上一篇文章大概讲了索引从indexwriter到defaultindexchain的过程,也分析了defaultindexchain的基本流程,
主要就是:
将dwpt接收的每个文档一条条处理---》对每一条文档再按Field依次处理---》对每个Field依据他是否分词,是否存储是否有docvalue再分别处理。
可见每个dwpt之间是并行的做事情,每个dwpt内是串行的做事情。
每个field的具体处理是需要写termsHashPerField的信息,而这个信息是被termsHash统一管理的,可以把termsHash理解为一个dwpt中共享的缓冲区,主要用于在内存中建立索引,并在需要fulsh的时候刷入磁盘,每一个dwpt被刷入磁盘后其实就是一个段,当然如果段的大小被设置的话,可能还需要进行段合并之类的。这是后话,我们将在以后专门分析flush,在本文中我们主要继续上一篇分析pf.invert(),代码如下
public void invert(IndexableField field, boolean first) throws IOException, AbortingException {
if (first) {
// First time we're seeing this field (indexed) in
// this document:
invertState.reset(); //第一次的话需要重置信息
}
IndexableFieldType fieldType = field.fieldType();
IndexOptions indexOptions = fieldType.indexOptions();
fieldInfo.setIndexOptions(indexOptions);
if (fieldType.omitNorms()) {
fieldInfo.setOmitsNorms();
}
final boolean analyzed = fieldType.tokenized() && docState.analyzer != null;
// only bother checking offsets if something will consume them.
// TODO: after we fix analyzers, also check if termVectorOffsets will be indexed.
final boolean checkOffsets = indexOptions == IndexOptions.DOCS_AND_FREQS_AND_POSITIONS_AND_OFFSETS;
/*
* To assist people in tracking down problems in analysis components, we wish to write the field name to the
* infostream when we fail.
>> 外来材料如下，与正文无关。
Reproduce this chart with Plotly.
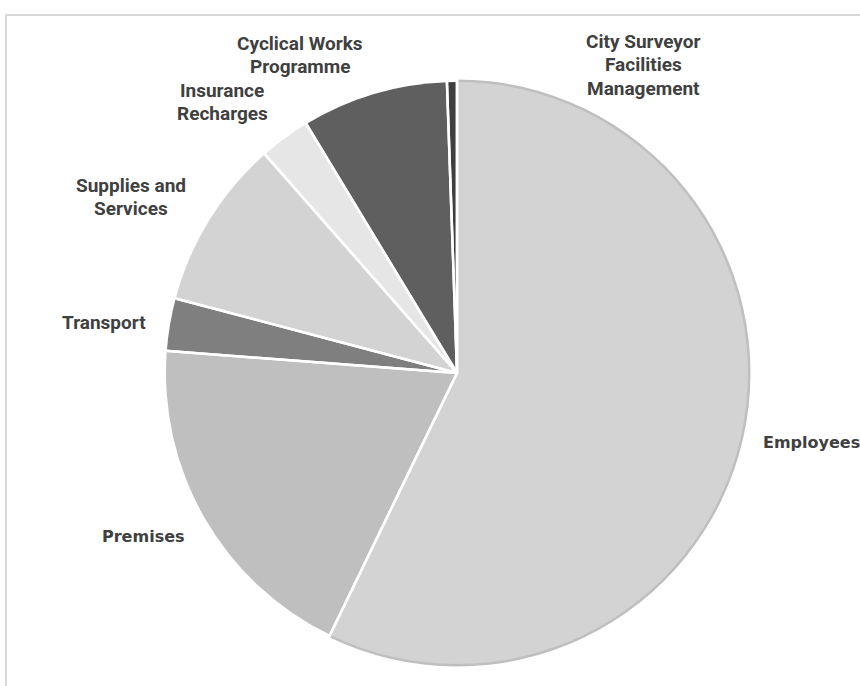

We expect some caller to eventually deal with the real exception, so we don't want any
* 'catch' clauses, but rather a finally that takes note of the problem.
*/
boolean succeededInProcessingField = false;
try (TokenStream stream = tokenStream = field.tokenStream(docState.analyzer, tokenStream)) { //获取field内容的token流
// reset the TokenStream to the first token
stream.reset();
invertState.setAttributeSource(stream);
termsHashPerField.start(field, first);
while (stream.incrementToken()) { //对field内容中分出的每一个term进行处理
// If we hit an exception in stream.next below
// (which is fairly common, e.g. if analyzer
// chokes on a given document), then it's
// non-aborting and (above) this one document
// will be marked as deleted, but still
// consume a docID
int posIncr = invertState.posIncrAttribute.getPositionIncrement();
invertState.position += posIncr;
if (invertState.position < invertState.lastPosition) {